The consumer price index rose a seasonally adjusted 0.3% in the month, bringing the 12-month inflation rate to 2.4%, according to Bureau of Labor Statistics data released Wednesday. Both numbers were in line with Dow Jones consensus estimates.
Excluding volatile food and energy prices, core CPI was 0.2% month over month and 2.5% annualized, also in line with expectations, compared to expectations of 0.2% and 2.5%.
The annual rate was unchanged from January, showing that inflation is still above the Federal Reserve’s 2% target but not getting worse.
The report showed that inflation was generally stable, but prices in some product categories, such as used cars and car insurance, fell, while prices for housing and services rose slightly.
Shelter, the single largest component of the CPI, rose 0.2%, bringing the annualized rate to 3%. Within this category, rents increased by just 0.1%, the smallest monthly increase since January 2021.
Apparel prices, which are susceptible to tariff pressure, rose 1.3% from the previous month. New car prices remained steady, rising only 0.5% year-on-year, while energy prices rose 0.6%, with an annual rate of increase of 0.5%.
Food prices rose 0.4% in the month and 3.1% from a year earlier.
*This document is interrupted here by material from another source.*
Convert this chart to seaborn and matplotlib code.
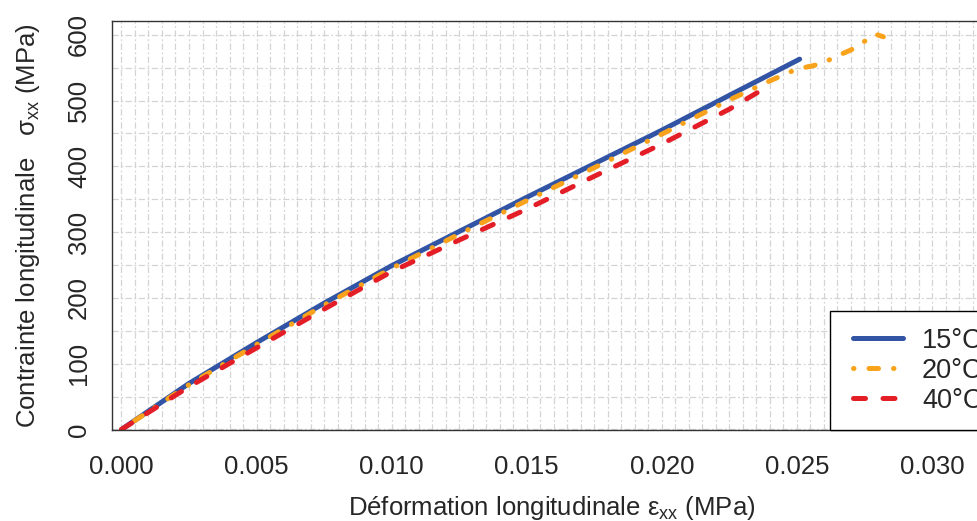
import numpy as np
import pandas as pd
import matplotlib
matplotlib.use("Agg")
import matplotlib.pyplot as plt
from matplotlib.lines import Line2D
from matplotlib.legend_handler import HandlerLine2D
from matplotlib.ticker import MultipleLocator
import seaborn as sns

# strain / stress curves
temps = ["15°C", "20°C", "40°C"]

eps_15 = [0.0, 0.0025, 0.005, 0.0075, 0.010, 0.0125, 0.015, 0.0175, 0.020, 0.0225, 0.0251]
sig_15 = [0, 70, 132, 192, 249, 301, 353, 404, 455, 508, 563]

eps_20 = [0.0, 0.0025, 0.005, 0.0075, 0.010, 0.0125, 0.015, 0.0175, 0.020, 0.0225,
          0.0240, 0.0250, 0.0256, 0.0260, 0.0265, 0.0270, 0.0275, 0.0279, 0.0282]
sig_20 = [0, 68, 129, 189, 245, 297, 348, 398, 449, 501,
          530, 548, 553, 558, 568, 577, 590, 601, 597]

eps_40 = [0.0, 0.0025, 0.005, 0.0075, 0.010, 0.0125, 0.015, 0.0175, 0.020, 0.0225, 0.0239]
sig_40 = [0, 65, 124, 183, 240, 288, 335, 385, 434, 487, 521]

colors = {"15°C": "#3254A5", "20°C": "#F8A31B", "40°C": "#E41E26"}
dashes = {"15°C": "", "20°C": (0.1, 3.0, 1.9, 3.0), "40°C": (2.4, 3.5)}

df = pd.concat([
    pd.DataFrame({"eps": eps_15, "sigma": sig_15, "temp": temps[0]}),
    pd.DataFrame({"eps": eps_20, "sigma": sig_20, "temp": temps[1]}),
    pd.DataFrame({"eps": eps_40, "sigma": sig_40, "temp": temps[2]}),
], ignore_index=True)

sns.set_style("white")
plt.rcParams["font.family"] = ["Liberation Sans", "DejaVu Sans"]
plt.rcParams["mathtext.fontset"] = "custom"
plt.rcParams["mathtext.rm"] = "Liberation Sans"
plt.rcParams["text.color"] = "#262626"

fig = plt.figure(figsize=(9.78, 5.21), dpi=100)
# plot region runs past the right edge, like the cropped original
ax = fig.add_axes([112 / 978, 91 / 521, 880 / 978, 409 / 521])

sns.lineplot(data=df, x="eps", y="sigma", hue="temp", style="temp",
             hue_order=temps, style_order=temps, palette=colors, dashes=dashes,
             linewidth=3.6, sort=False, estimator=None, legend=False, ax=ax,
             solid_capstyle="round", dash_capstyle="round")

ax.set_xlim(-0.00035, 0.03222)
ax.set_ylim(-0.8, 621)

ax.xaxis.set_major_locator(MultipleLocator(0.005))
ax.xaxis.set_minor_locator(MultipleLocator(0.0005))
ax.yaxis.set_major_locator(MultipleLocator(100))
ax.yaxis.set_minor_locator(MultipleLocator(50))
ax.xaxis.set_major_formatter(plt.FuncFormatter(lambda v, p: f"{v:.3f}"))
ax.yaxis.set_major_formatter(plt.FuncFormatter(lambda v, p: f"{v:.0f}"))

ax.grid(which="both", color="#d4d4d4", linestyle=(0, (5, 2, 1.5, 2)), linewidth=0.9)
ax.set_axisbelow(True)

ax.tick_params(which="major", length=9, width=1.2, color="#808080",
               labelsize=18.5, labelcolor="#262626")
ax.tick_params(axis="x", pad=9)
ax.tick_params(axis="y", pad=6, labelrotation=90)
ax.tick_params(which="minor", length=0)
for lab in ax.get_yticklabels():
    lab.set_va("center")

for side in ["top", "left", "bottom", "right"]:
    ax.spines[side].set_color("#333333")
    ax.spines[side].set_linewidth(1.0)

ax.set_xlabel("Déformation longitudinale ε$_{\\mathregular{xx}}$ (MPa)", fontsize=18.5)
ax.set_ylabel("Contrainte longitudinale   σ$_{\\mathregular{xx}}$ (MPa)", fontsize=18.5)
ax.xaxis.set_label_coords(0.5, -0.156)
ax.yaxis.set_label_coords(-0.079, 0.5)

leg = ax.legend(handles=ax.lines[:3], labels=temps, loc="lower left",
                bbox_to_anchor=((830 - 112) / 880, 0), borderaxespad=0,
                frameon=True, fancybox=False, edgecolor="black", framealpha=1,
                handlelength=2.1, handletextpad=0.7, labelspacing=0.15,
                borderpad=0.6, fontsize=19.5,
                handler_map={Line2D: HandlerLine2D(xpad=0.25)})
leg.get_frame().set_linewidth(1.0)

fig.savefig("out.png", dpi=100)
Egg prices fell by 3.8%, for an annual decline of 42.1%.
Markets had little reaction to the news, with stock market futures mixed and Treasury yields rising.
This data predates the recent spike in oil prices linked to escalating tensions over Iran, meaning the impact of higher energy costs is likely to be felt in the coming months.
The US and Israeli attack on Iran has dramatically changed the outlook, at least in the short term.
After the attack, oil prices soared on concerns about supply disruptions in the Middle East.
Rising oil prices could complicate the outlook for inflation in coming months, as higher prices for gasoline and other energy products often spill over into transportation, shipping and a wide range of consumer goods. A sustained increase in oil prices can quickly translate into headline inflation, even if underlying price pressures remain stable.
But economists generally believe these developments are temporary and likely to subside once the situation in Iran calms down. Oil prices, which briefly topped $100 a barrel on Monday, were still well off those highs, but rose about 4% in Wednesday trading.
From the Fed’s perspective, February’s CPI report is likely to put the central bank on hold as it watches how current geopolitical tensions, on top of last year’s series of interest rate cuts, affect the economic outlook. Traders expect the next rate cut to occur in September, with about a 43% chance of another rate cut before the end of the year, according to CME Group’s FedWatch tool.